A: A biographer should be skeptical by nature — perhaps nowhere more so than in interviews. But documents mislead and mangle too; the US intelligence reports on Saint-Exupery’s wartime activities in NYC are hilarious in their misapprehensions. Nearly all of the documents of the French foreign ministry written about the American Revolution were composed to mislead one party or another. The holy grail is the diary written not for posterity, but that its author never expected anyone to read. Vera Nabokov left a few pages that belong in that category; she began a notebook on Lolita’s triumph. Slowly more and more of Mrs. Nabokov crept into her pages. Joan Didion points out that her notebook entries consist of ‘what some would call lies’; ‘I always had trouble,’ she writes in On Keeping a Notebook, ‘distinguishing between what happened and what merely might have happened.’ What you’re in search of, as the biographer, is ‘that bundle of accident and incoherence that sits down to breakfast,’ as Yeats had it. It’s what we’d all prefer to forget about ourselves, the anti-Kodak moment.

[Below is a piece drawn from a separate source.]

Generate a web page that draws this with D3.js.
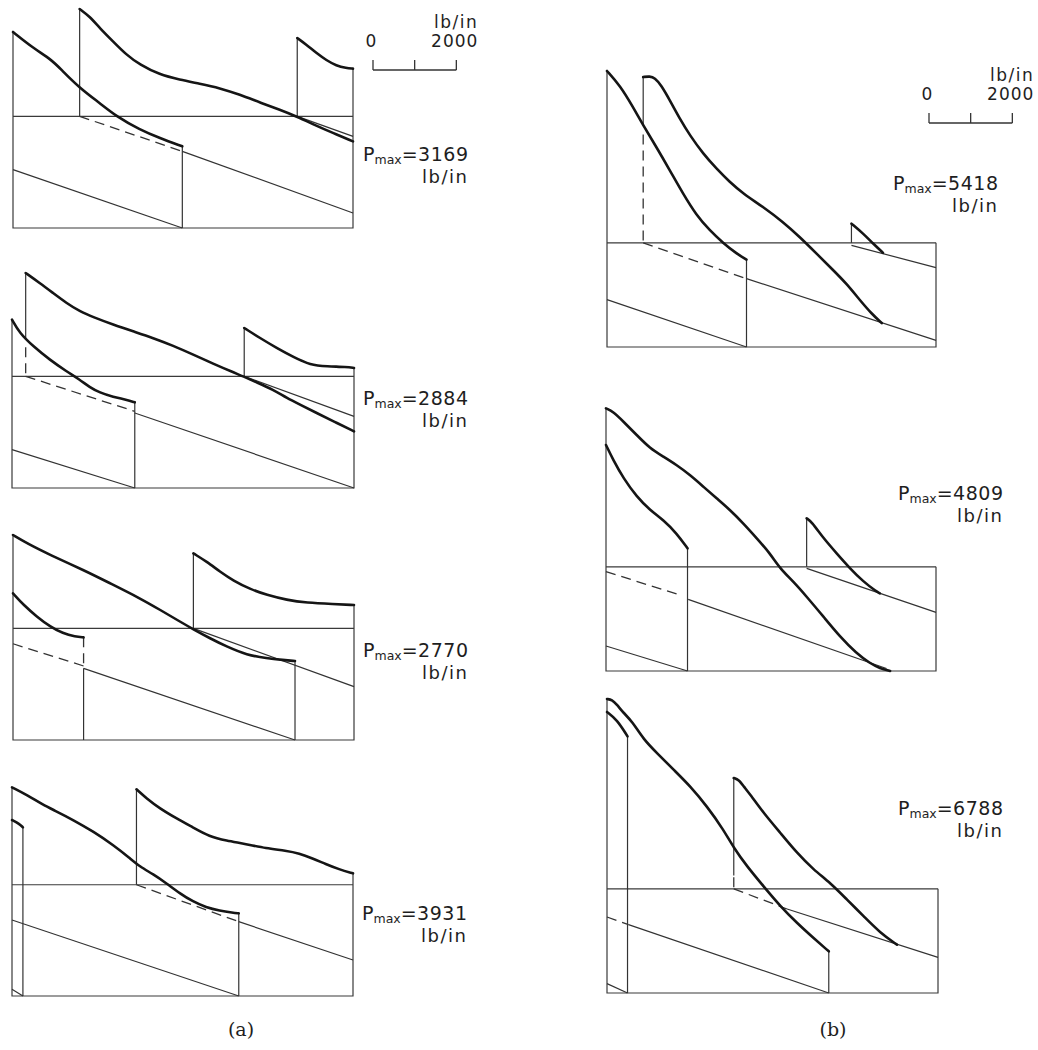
<!DOCTYPE html>
<meta charset="utf-8">
<script src="https://d3js.org/d3.v7.min.js"></script>
<style>
  body { margin: 0; background: #fff; }
  text { font-family: "DejaVu Sans", sans-serif; fill: #1e1e1e; }
</style>
<div id="chart"></div>
<script>
// pressure distributions, x = % of length, values in lb/in above the base line
var panelNames = ["a1", "a2", "a3", "a4", "b1", "b2", "b3"];
var pmaxValues = [3169, 2884, 2770, 3931, 5418, 4809, 6788];
var midLevels = [2680, 2680, 2680, 2670, 2500, 2500, 2500];
var leftEdgeTops = [4704, 4040, 4920, 5008, 6624, 6304, 7056];
var rightEdgeTops = [3824, 2880, 3240, 2944, 2500, 2500, 2500];
var scaleTicks = [0, 1000, 2000];

// ---- (a) ----
var a1Thick = [
  [[0,4704],[5.9,4320],[11.3,4040],[14.2,3800],[19.6,3360],[25.5,3000],[30.4,2680],[37.3,2360],[43.1,2160],[49.8,1960]],
  [[19.6,5256],[22.5,5080],[25.5,4800],[29.4,4480],[33.3,4160],[37.3,3920],[43.1,3680],[49.0,3560],[54.9,3464],[60.8,3360],[66.7,3200],[72.5,3016],[78.4,2840],[83.3,2680],[89.2,2456],[94.1,2280],[100,2080]],
  [[83.6,4560],[86.3,4400],[89.2,4200],[92.2,4024],[95.1,3896],[98.0,3840],[100,3824]]
];
var a1Thin = [
  [[19.6,2680],[19.6,5256]], [[49.8,1960],[49.8,0]], [[83.6,2680],[83.6,4560]],
  [[49.8,1840],[100,360]], [[83.6,2680],[100,2200]], [[0,1400],[49.8,0]]
];
var a1Dashed = [ [[19.6,2680],[49.8,1840]] ];

var a2Thick = [
  [[0,4040],[2.2,3720],[6.2,3400],[11.0,3080],[15.9,2800],[19.8,2600],[22.7,2420],[25.6,2290],[29.6,2184],[33.5,2120],[35.9,2056]],
  [[4.0,5160],[8.1,4920],[12.0,4680],[15.9,4440],[19.8,4240],[23.7,4104],[29.6,3920],[35.4,3760],[41.3,3600],[47.1,3416],[53.0,3200],[58.8,2984],[64.7,2776],[67.6,2680],[71.5,2536],[76.4,2360],[80.3,2160],[84.2,2000],[89.1,1800],[94.0,1600],[100,1360]],
  [[67.9,3840],[72.5,3600],[77.4,3360],[82.3,3144],[87.2,2952],[92.1,2920],[97.9,2904],[100,2880]]
];
var a2Thin = [
  [[4.0,5160],[4.0,3600]], [[35.9,2056],[35.9,0]], [[67.9,2680],[67.9,3840]],
  [[35.9,1800],[100,0]], [[67.9,2680],[100,1720]], [[0,920],[35.9,0]]
];
var a2Dashed = [ [[4.0,2680],[35.9,1840]], [[4.0,3380],[4.0,2680]] ];

var a3Thick = [
  [[0,4920],[4.1,4720],[10.9,4440],[20.7,4080],[28.5,3760],[37.3,3400],[43.2,3120],[49.0,2840],[52.9,2656],[57.8,2440],[62.7,2240],[68.6,2040],[74.4,1960],[79.3,1920],[82.7,1896]],
  [[0,3520],[3.1,3240],[7.0,2960],[10.9,2720],[14.6,2560],[18.3,2480],[20.7,2464]],
  [[52.9,4480],[56.8,4280],[60.7,4040],[64.6,3824],[69.5,3624],[74.4,3480],[80.3,3360],[86.1,3296],[93.9,3264],[100,3240]]
];
var a3Thin = [
  [[20.7,1720],[20.7,0]], [[82.7,1896],[82.7,0]], [[52.9,2680],[52.9,4480]],
  [[20.7,1720],[82.7,0]], [[52.9,2680],[100,1280]]
];
var a3Dashed = [ [[0,2310],[20.7,1776]], [[20.7,2464],[20.7,1720]] ];

var a4Thick = [
  [[0,5008],[4.4,4824],[9.2,4584],[12.2,4464],[18.0,4224],[23.9,3944],[29.7,3624],[34.6,3304],[37.5,3104],[41.4,2924],[45.3,2704],[49.2,2464],[53.1,2264],[56.9,2128],[60.9,2048],[64.8,2000],[66.5,1984]],
  [[36.5,4960],[39.4,4744],[43.3,4504],[48.2,4264],[53.0,4048],[57.9,3824],[62.8,3728],[68.6,3648],[74.5,3544],[80.4,3488],[84.2,3424],[88.1,3304],[92.0,3168],[95.9,3040],[100,2944]],
  [[0,4224],[2.2,4130],[3.2,4048]]
];
var a4Thin = [
  [[3.2,4048],[3.2,0]], [[0,160],[3.2,0]], [[36.5,2670],[36.5,4960]],
  [[66.5,1984],[66.5,0]], [[66.5,1784],[100,864]], [[0,1824],[66.5,0]]
];
var a4Dashed = [ [[36.5,2670],[66.5,1784]] ];

// ---- (b) ----
var b1Thick = [
  [[0,6624],[3.9,6280],[7.9,5760],[11.0,5320],[15.0,4800],[19.1,4240],[23.1,3680],[27.2,3160],[31.2,2800],[35.3,2496],[39.4,2240],[42.4,2096]],
  [[11.0,6480],[13.0,6496],[14.5,6464],[16.5,6280],[19.1,5920],[22.1,5480],[25.2,5080],[29.2,4640],[33.3,4280],[37.3,3960],[41.4,3680],[47.5,3360],[53.5,3000],[58.6,2640],[63.7,2240],[68.8,1840],[72.8,1520],[76.9,1120],[80.4,800],[83.5,576]],
  [[74.3,2960],[77.9,2720],[80.9,2480],[83.9,2260]]
];
var b1Thin = [
  [[11.0,6480],[11.0,5320]], [[42.4,2096],[42.4,0]], [[74.3,2500],[74.3,2960]],
  [[42.4,1640],[100,160]], [[74.3,2440],[100,1904]], [[0,1136],[42.4,0]]
];
var b1Dashed = [ [[11.0,2500],[42.4,1640]], [[11.0,5100],[11.0,2500]] ];

var b2Thick = [
  [[0,6304],[2.2,6224],[5.3,5984],[9.3,5664],[13.3,5344],[17.4,5144],[21.4,4944],[25.5,4704],[29.5,4424],[33.5,4144],[37.6,3864],[41.6,3544],[45.7,3184],[49.7,2824],[52.7,2464],[56.8,2144],[60.8,1784],[65.9,1304],[70.9,824],[75.9,424],[80.0,184],[83.0,64],[86.1,0]],
  [[0,5424],[2.2,5064],[5.3,4624],[9.3,4184],[13.3,3864],[17.4,3624],[21.4,3304],[24.7,2944]],
  [[60.8,3664],[62.3,3584],[65.9,3184],[69.9,2824],[73.9,2464],[78.0,2144],[82.0,1904],[83.0,1864]]
];
var b2Thin = [
  [[24.7,2944],[24.7,0]], [[60.8,2500],[60.8,3664]],
  [[24.9,1720],[85,60]], [[60.8,2464],[100,1408]], [[0,600],[24.7,0]]
];
var b2Dashed = [ [[0,2384],[22.4,1824]] ];

var b3Thick = [
  [[0,7056],[1.5,7040],[3.0,6920],[5.0,6720],[7.6,6520],[11.1,6080],[15.1,5760],[20.1,5360],[25.2,4960],[30.2,4480],[35.2,3920],[38.3,3480],[42.3,3040],[47.3,2560],[52.4,2080],[57.4,1680],[62.4,1320],[67.0,1000]],
  [[0,6744],[3.0,6560],[6.2,6160]],
  [[38.3,5160],[39.8,5120],[41.3,4960],[43.3,4760],[47.3,4320],[52.4,3840],[57.4,3360],[62.4,2960],[67.5,2640],[72.5,2240],[77.6,1840],[82.6,1440],[87.6,1160]]
];
var b3Thin = [
  [[6.2,6160],[6.2,0]], [[67.0,1000],[67.0,0]], [[38.3,5160],[38.3,2820]],
  [[54.4,2016],[100,856]], [[6.5,1640],[67.0,0]], [[0,224],[6.2,0]]
];
var b3Dashed = [ [[38.3,2500],[54.4,2016]], [[0,1824],[6.5,1640]], [[38.3,2780],[38.3,2500]] ];

var thickSets = [a1Thick, a2Thick, a3Thick, a4Thick, b1Thick, b2Thick, b3Thick];
var thinSets = [a1Thin, a2Thin, a3Thin, a4Thin, b1Thin, b2Thin, b3Thin];
var dashedSets = [a1Dashed, a2Dashed, a3Dashed, a4Dashed, b1Dashed, b2Dashed, b3Dashed];

// ---- layout (pixels) ----
var lbPerPx = 24;
var layout = [
  {left: 13, right: 353, bottom: 228, labelX: 363, labelY: 161},
  {left: 12, right: 354, bottom: 488, labelX: 363, labelY: 405},
  {left: 13, right: 354, bottom: 740, labelX: 363, labelY: 657},
  {left: 12, right: 353, bottom: 996, labelX: 362, labelY: 920},
  {left: 607, right: 936, bottom: 347, labelX: 893, labelY: 190},
  {left: 606, right: 936, bottom: 671, labelX: 898, labelY: 500},
  {left: 607, right: 938, bottom: 993, labelX: 898, labelY: 815}
];
var scaleBars = [{x: 373, y: 70}, {x: 929, y: 123}];

var svg = d3.select("#chart").append("svg")
  .attr("width", 1038)
  .attr("height", 1050);

panelNames.forEach(function(name, i) {
  var p = layout[i];
  var x = d3.scaleLinear().domain([0, 100]).range([p.left, p.right]);
  var y = d3.scaleLinear().domain([0, 1000]).range([p.bottom, p.bottom - 1000 / lbPerPx]);
  var g = svg.append("g").attr("class", "panel-" + name);

  var straight = d3.line().x(function(d) { return x(d[0]); }).y(function(d) { return y(d[1]); });
  var smooth = d3.line().x(function(d) { return x(d[0]); }).y(function(d) { return y(d[1]); })
    .curve(d3.curveBasis);

  // frame: base, mid level and the two end lines
  var frame = [
    [[0, leftEdgeTops[i]], [0, 0], [100, 0], [100, rightEdgeTops[i]]],
    [[0, midLevels[i]], [100, midLevels[i]]]
  ];
  g.selectAll(".frame").data(frame).enter().append("path")
    .attr("d", straight)
    .attr("fill", "none").attr("stroke", "#3a3a3a").attr("stroke-width", 1.2);

  g.selectAll(".thin").data(thinSets[i]).enter().append("path")
    .attr("d", straight)
    .attr("fill", "none").attr("stroke", "#333").attr("stroke-width", 1.2);

  g.selectAll(".dash").data(dashedSets[i]).enter().append("path")
    .attr("d", straight)
    .attr("fill", "none").attr("stroke", "#333").attr("stroke-width", 1.3)
    .attr("stroke-dasharray", "10,6");

  g.selectAll(".thick").data(thickSets[i]).enter().append("path")
    .attr("d", smooth)
    .attr("fill", "none").attr("stroke", "#151515").attr("stroke-width", 2.6)
    .attr("stroke-linejoin", "round").attr("stroke-linecap", "round");

  // Pmax label
  var t = g.append("text")
    .attr("x", p.labelX).attr("y", p.labelY)
    .style("font-size", "19px");
  t.append("tspan").text("P");
  t.append("tspan").attr("dy", 3).style("font-size", "12.5px").text("max");
  t.append("tspan").attr("dy", -3).style("letter-spacing", "0.5px").text("=" + pmaxValues[i]);
  var w = t.node().getComputedTextLength();
  g.append("text")
    .attr("x", p.labelX + w).attr("y", p.labelY + 22)
    .attr("text-anchor", "end")
    .style("font-size", "18px").style("letter-spacing", "1.5px")
    .text("lb/in");
});

// 2000 lb/in scale bars
scaleBars.forEach(function(s) {
  var sx = d3.scaleLinear().domain([0, 2000]).range([s.x, s.x + 2000 / lbPerPx]);
  var g = svg.append("g");
  g.append("line")
    .attr("x1", sx(0)).attr("x2", sx(2000)).attr("y1", s.y).attr("y2", s.y)
    .attr("stroke", "#333").attr("stroke-width", 1.3);
  g.selectAll(".tick").data(scaleTicks).enter().append("line")
    .attr("x1", function(d) { return sx(d); }).attr("x2", function(d) { return sx(d); })
    .attr("y1", s.y).attr("y2", s.y - 10)
    .attr("stroke", "#333").attr("stroke-width", 1.3);
  g.append("text").attr("x", sx(0) - 2).attr("y", s.y - 23)
    .attr("text-anchor", "middle").style("font-size", "17px").text("0");
  g.append("text").attr("x", sx(2000) + 22).attr("y", s.y - 23)
    .attr("text-anchor", "end").style("font-size", "17px").style("letter-spacing", "1px").text("2000");
  g.append("text").attr("x", sx(2000) + 22).attr("y", s.y - 42)
    .attr("text-anchor", "end").style("font-size", "17px").style("letter-spacing", "1.5px").text("lb/in");
});

// figure captions
svg.selectAll(".caption").data(["(a)", "(b)"]).enter().append("text")
  .attr("x", function(d, i) { return i === 0 ? 241 : 833; })
  .attr("y", 1036)
  .attr("text-anchor", "middle")
  .style("font-family", "'DejaVu Serif', serif")
  .style("font-size", "19px")
  .text(function(d) { return d; });
</script>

Q: You’ve said in talks that biography is a like ‘gossip with footnotes’; can you elaborate more about what readers of the genre should expect?
A: I like to think that a great biography illuminates a slice of history through an individual temperament and at the same time does something of the reverse. You really want the life and times; even with a Twain or a Wilde the voice alone wouldn’t justify the volume. That Vladimir Nabokov should wind up as a master stylist of the English language is wildly improbable. Historical events play as great a role in that story as does artistic genius.

Q: What advice can you offer for biography writers?
A: Leave a great deal on the cutting room floor. (Lytton Strachey talks about lowering the little biographer’s bucket into the great ocean of material. Allow a lot to slop over the edge.) Talk to everyone who knew your subject in any context. Keep your subject front and center — and in trouble whenever possible. We want always to know what he’s thinking. It will take a year longer than you think. And people really will forgive you if you misdate your checks — with the wrong century.

Q: What’s next for you in terms of writing projects? Is there anybody in particular on your biography wishlist?
A: With Cleopatra I wanted to do something very different formally speaking; I had no model this time around, as I have always had in the past. (Alan Judd‘s Ford Madox Ford; Justin Kaplan‘s Mr Clemens & Mark Twain; James Mellow‘s Charmed Circle; Richard Ellman‘s Oscar Wilde have variously served that purpose). I fear I might want to do so again, rather than to write another traditional biography. Please stop me now.